There was this unforgettable moment when the magnitude of what was happening took my breath away. We were sitting there together, coming to know and love each other like family beneath that vast African sky. My heart stopped beating and the world stood still.
The feeling was indescribable.
Perhaps someday I’ll find the words to tell you about it.
But for now, let’s sit on the curb and catch our breath while the world barrels past.
It will be our first little victory of many.
Who we are becoming is far more important than where we’re going.
We won't burn out today; we will shine… we will live… we will love.
Let us celebrate.
***********************************
Thanks to all who have reached out asking if I am okay. Thanks to all who missed my words. Thank you for waiting for me. For some reason, it’s been easier to resume sharing bits of my life and my thoughts on my Hands Free Revolution Instagram account. If you got this far in the post, I think you would enjoy what I share there. Come sit with me. I love you dearly, RMS.
*Today's reflection was made possible through African Road in partnership with the Togetherness Cooperative in Gasogi, Rwanda founded by Steven Turikunkiko, a gentle-voiced hero with a gift for creating community and a heart for helping people. I learned so much from my friend Steven's remarkable story during my stay. You can too in his profoundly moving book THE PAIN OF CHALLENGES.
Thank you so much for sharing this sacred time with your readers. Your continued vulnerability translates into inspiration and is very much appreciated. Whether you continue writing or not, what you’ve done has blessed so many, and continues to do so.
I appreciate you, Christina. Thank you for this gift.
So glad to hear from you Rachel. Looking forward to reading you again.
Thank you, friend.
Thank you, Rachel Macy Stafford, for sharing this sacred place. I’m willing to sit with you in the waiting, no matter how long it takes. Or if the time never comes, the words you have already shared will be loved all the more. You have a beautiful spirit, and it shines in the precious pictures you have allowed us to see. Thank you for giving us a glimpse.
With love,
Amber
Thank you, precious Amber. I feel you sitting next to me and it means more than the world.
Thank you for sharing your beautiful story so eliquently, as you always do. I’m happy that you were able to Rachel. You are amazing and your words are a gift to others.
I can’t tell you how many times, over and over and over again your words touch my heart, make me think, make me feel, bring tears to my eyes, and you have a way of answering questions I haven’t even thought to ask. Thank you so much for that.
Blessings to you and yours.
This is such a gift to my heart, Lea.
This is not the first time the idea of celebrating the small victories has come to me in recent days.
This post deeply resonated with me.
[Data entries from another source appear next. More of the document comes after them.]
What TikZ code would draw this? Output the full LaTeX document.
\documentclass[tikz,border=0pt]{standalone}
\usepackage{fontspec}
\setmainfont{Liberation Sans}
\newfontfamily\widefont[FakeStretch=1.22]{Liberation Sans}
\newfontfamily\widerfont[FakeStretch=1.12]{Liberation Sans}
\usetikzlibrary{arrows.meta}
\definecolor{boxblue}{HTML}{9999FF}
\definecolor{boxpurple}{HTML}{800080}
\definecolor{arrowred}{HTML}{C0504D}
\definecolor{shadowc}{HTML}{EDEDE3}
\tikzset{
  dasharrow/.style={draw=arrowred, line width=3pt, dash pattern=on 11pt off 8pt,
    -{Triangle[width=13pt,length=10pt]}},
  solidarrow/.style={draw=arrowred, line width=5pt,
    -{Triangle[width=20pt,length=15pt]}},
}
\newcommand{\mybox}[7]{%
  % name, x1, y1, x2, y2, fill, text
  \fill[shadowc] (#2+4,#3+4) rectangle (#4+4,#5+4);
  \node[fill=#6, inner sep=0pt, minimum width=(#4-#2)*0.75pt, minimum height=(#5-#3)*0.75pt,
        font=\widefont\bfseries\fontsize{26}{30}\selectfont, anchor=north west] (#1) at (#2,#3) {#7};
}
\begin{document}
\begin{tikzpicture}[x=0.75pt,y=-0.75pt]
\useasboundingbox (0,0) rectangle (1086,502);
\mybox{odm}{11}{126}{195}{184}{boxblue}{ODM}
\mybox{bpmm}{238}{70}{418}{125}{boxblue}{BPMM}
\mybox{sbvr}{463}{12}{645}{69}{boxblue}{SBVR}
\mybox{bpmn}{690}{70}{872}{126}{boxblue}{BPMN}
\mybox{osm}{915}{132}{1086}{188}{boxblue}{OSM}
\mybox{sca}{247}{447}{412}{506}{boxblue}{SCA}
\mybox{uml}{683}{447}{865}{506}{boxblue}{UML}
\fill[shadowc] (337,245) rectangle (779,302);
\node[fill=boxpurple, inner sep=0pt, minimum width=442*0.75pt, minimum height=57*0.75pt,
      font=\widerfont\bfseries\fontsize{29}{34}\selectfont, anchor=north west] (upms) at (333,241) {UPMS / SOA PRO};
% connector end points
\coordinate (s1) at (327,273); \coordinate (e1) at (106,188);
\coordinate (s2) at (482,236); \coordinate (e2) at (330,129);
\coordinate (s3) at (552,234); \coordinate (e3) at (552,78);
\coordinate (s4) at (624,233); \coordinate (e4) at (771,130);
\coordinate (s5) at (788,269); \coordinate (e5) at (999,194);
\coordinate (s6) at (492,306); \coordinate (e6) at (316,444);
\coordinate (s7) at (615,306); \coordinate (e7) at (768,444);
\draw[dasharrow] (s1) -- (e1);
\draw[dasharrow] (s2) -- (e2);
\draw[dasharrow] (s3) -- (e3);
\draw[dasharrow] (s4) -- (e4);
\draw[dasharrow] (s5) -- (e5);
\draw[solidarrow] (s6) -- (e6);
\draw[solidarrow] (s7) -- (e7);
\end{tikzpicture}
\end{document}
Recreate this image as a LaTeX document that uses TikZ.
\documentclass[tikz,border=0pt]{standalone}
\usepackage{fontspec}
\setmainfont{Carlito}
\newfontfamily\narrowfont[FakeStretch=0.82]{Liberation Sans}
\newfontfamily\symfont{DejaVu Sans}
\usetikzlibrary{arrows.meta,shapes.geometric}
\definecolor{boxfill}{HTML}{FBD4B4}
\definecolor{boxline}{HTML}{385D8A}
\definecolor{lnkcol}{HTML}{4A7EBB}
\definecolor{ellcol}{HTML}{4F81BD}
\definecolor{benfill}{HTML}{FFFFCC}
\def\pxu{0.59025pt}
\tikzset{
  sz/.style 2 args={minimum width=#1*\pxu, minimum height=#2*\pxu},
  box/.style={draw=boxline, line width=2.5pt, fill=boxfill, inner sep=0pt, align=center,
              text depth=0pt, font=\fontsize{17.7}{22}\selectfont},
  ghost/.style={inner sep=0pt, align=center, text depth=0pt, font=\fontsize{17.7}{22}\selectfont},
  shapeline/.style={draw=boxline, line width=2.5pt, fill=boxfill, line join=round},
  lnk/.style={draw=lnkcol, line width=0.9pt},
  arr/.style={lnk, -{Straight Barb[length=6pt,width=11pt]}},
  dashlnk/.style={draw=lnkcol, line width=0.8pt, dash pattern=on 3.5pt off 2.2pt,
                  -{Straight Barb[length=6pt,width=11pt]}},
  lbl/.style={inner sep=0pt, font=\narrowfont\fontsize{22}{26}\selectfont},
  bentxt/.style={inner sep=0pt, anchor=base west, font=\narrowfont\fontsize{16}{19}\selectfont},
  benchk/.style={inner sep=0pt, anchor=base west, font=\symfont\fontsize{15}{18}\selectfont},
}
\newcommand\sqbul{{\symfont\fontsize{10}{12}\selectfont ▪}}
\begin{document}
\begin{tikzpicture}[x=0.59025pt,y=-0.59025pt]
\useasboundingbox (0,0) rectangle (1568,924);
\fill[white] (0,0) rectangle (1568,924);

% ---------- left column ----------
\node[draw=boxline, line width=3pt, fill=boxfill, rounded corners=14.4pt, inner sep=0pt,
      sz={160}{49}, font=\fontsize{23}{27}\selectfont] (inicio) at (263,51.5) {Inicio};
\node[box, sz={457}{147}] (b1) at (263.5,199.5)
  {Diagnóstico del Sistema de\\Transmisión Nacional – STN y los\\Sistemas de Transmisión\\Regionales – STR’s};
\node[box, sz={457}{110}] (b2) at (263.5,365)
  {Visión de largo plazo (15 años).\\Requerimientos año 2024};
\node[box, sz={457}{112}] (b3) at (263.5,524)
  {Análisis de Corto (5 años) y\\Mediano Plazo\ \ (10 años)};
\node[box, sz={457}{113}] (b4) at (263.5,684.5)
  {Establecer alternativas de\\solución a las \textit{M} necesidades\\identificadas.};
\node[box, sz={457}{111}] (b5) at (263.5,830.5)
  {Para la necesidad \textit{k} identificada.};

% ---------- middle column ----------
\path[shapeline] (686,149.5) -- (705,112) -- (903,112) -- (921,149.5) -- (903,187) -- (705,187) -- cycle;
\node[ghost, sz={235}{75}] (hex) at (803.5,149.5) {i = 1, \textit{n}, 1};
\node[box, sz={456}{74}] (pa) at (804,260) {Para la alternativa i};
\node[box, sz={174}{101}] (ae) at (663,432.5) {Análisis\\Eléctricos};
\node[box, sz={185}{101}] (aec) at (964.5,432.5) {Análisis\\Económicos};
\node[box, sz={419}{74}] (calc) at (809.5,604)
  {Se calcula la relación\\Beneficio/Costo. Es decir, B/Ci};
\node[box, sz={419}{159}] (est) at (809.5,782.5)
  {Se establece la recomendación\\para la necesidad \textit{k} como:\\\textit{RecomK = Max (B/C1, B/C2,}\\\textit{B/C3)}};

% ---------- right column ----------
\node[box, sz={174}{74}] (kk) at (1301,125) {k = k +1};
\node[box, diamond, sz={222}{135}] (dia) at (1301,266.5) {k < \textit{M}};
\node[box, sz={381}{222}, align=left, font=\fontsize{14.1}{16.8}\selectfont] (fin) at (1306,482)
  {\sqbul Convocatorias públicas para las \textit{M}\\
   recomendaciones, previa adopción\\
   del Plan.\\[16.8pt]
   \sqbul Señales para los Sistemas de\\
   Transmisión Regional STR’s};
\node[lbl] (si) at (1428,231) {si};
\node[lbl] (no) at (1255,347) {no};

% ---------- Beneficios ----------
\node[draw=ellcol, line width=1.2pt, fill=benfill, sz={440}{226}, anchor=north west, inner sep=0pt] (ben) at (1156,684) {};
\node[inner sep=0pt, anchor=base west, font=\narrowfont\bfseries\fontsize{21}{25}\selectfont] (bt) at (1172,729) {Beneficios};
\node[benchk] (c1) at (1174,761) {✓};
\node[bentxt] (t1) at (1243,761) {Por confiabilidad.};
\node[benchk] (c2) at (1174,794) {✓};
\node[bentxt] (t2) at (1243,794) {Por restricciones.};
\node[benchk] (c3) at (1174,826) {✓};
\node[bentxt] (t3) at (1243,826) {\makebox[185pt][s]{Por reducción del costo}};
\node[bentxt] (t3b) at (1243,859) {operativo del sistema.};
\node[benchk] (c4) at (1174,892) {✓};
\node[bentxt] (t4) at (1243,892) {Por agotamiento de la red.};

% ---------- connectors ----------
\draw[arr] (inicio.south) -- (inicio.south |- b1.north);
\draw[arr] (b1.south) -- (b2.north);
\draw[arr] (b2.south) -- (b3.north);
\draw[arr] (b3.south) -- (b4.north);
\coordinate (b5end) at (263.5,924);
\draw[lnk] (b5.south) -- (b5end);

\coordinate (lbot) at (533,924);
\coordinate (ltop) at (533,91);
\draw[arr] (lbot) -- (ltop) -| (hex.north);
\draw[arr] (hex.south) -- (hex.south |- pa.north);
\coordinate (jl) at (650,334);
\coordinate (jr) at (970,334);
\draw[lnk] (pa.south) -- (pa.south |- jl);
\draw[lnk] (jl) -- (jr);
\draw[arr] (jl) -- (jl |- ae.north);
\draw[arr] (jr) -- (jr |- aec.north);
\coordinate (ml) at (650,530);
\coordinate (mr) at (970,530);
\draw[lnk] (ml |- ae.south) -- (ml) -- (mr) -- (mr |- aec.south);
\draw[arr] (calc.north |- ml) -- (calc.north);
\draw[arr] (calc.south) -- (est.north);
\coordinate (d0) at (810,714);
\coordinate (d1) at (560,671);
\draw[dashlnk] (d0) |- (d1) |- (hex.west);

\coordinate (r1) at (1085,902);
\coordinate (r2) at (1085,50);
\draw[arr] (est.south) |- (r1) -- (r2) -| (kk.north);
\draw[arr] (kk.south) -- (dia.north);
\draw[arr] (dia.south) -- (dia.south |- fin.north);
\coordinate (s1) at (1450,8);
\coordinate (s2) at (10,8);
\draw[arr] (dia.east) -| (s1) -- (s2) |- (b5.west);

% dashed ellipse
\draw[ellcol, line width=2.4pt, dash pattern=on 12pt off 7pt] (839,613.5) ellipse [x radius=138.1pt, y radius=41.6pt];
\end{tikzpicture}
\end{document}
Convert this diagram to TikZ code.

Being in my own dry spell with my art, (or even finding the desire to paint) I have been questioning my art’s direction and purpose and have been wondering, “now what?” I am just drifting through my days in my journal, reading and taking a lot of naps! I feel guilty for not creating or producing, but I’m allowing myself that this is perhaps the biggest victory I can celebrate right now and that is in allowing.
I do think there is something percolating beneath the surface, transformation as you stated, not only in my art but in my personal expression, my dress, my home and how I move in this world, but I only get bits and pieces that surface, never a whole vision. And while I have lamented the exit of my creative muse, I have finally realized she has shown up in other forms and that is cause for celebration.
Thank you for sharing your thoughts and insight, it is nice to know I am not alone!
I absolutely agree, Deb. This time of quiet is necessary/vital for whatever is going to bloom. Please keep me posted, ok? So much love to you
So amazing…… you almost always make me cry because your words hit home so swiftly and profoundly…. always.
Today is no exception! You amaze me! Thank you for sharing!!
I’ve missed you…I’m glad you are back! 🙂
Thank. you, dear one. This means a great deal to me.
i just got a letter from your daughter about your trip in the mail because i donated a very small amount of money. i cannot believe she took the time to writ eme. thank you for your loving heart.
Every little bit helped in a monumental way, Clare. We are so grateful for your love & support of our new friends!
You have a knack for writing about topics that are just what I needed to see. Like Deb, it’s a dry spell for me, full of questioning, re-evaluating, re-thinking, and a lot of resting. There’s a definite sense of “percolating” as you called it. You’ve helped me realize it’s OK not to have the answers right this minute or even for the next 6 months. When I get anxious about having answers, I’ll try to think to myself: “Percolate.” Maybe that will help. Thank you!
Oh, my. These photos. My heart skips a beat, and tears fill my eyes. They do so much to provide a glimpse into your profound experience.
Like others have said, I hope you continue to write and share your gifts with the world. Even if the pace slows.
Life must be savored.
Here’s to little victories, however they may come!
(P.S. – I can hear Avery playing & singing Matt Nathanson’s song.)
Thank you, Shawn. This made me smile so big.
PS Yes, I will make that request to Avery! Great idea!!!
Thank you so much for these words today. I woke up stressed and took to my phone, reading and deleting emails. Telling myself not to keep reading as I needed to get up and ready. I have so much to do and am feeling incredibly overwhelmed. But I was drawn to your email and read just what I obviously needed to. This part made me cry..
Give yourself permission to turn your attention away from the race,
And grasp one little victory today…
Thank you. I really needed to see this today. xx
Thank you for pouring yourself out and sharing it with us. So beautiful. I am carrying the words in my heart and applying them to my life. A new and better perspective.
Thank you, Kimberley! This means so much to me!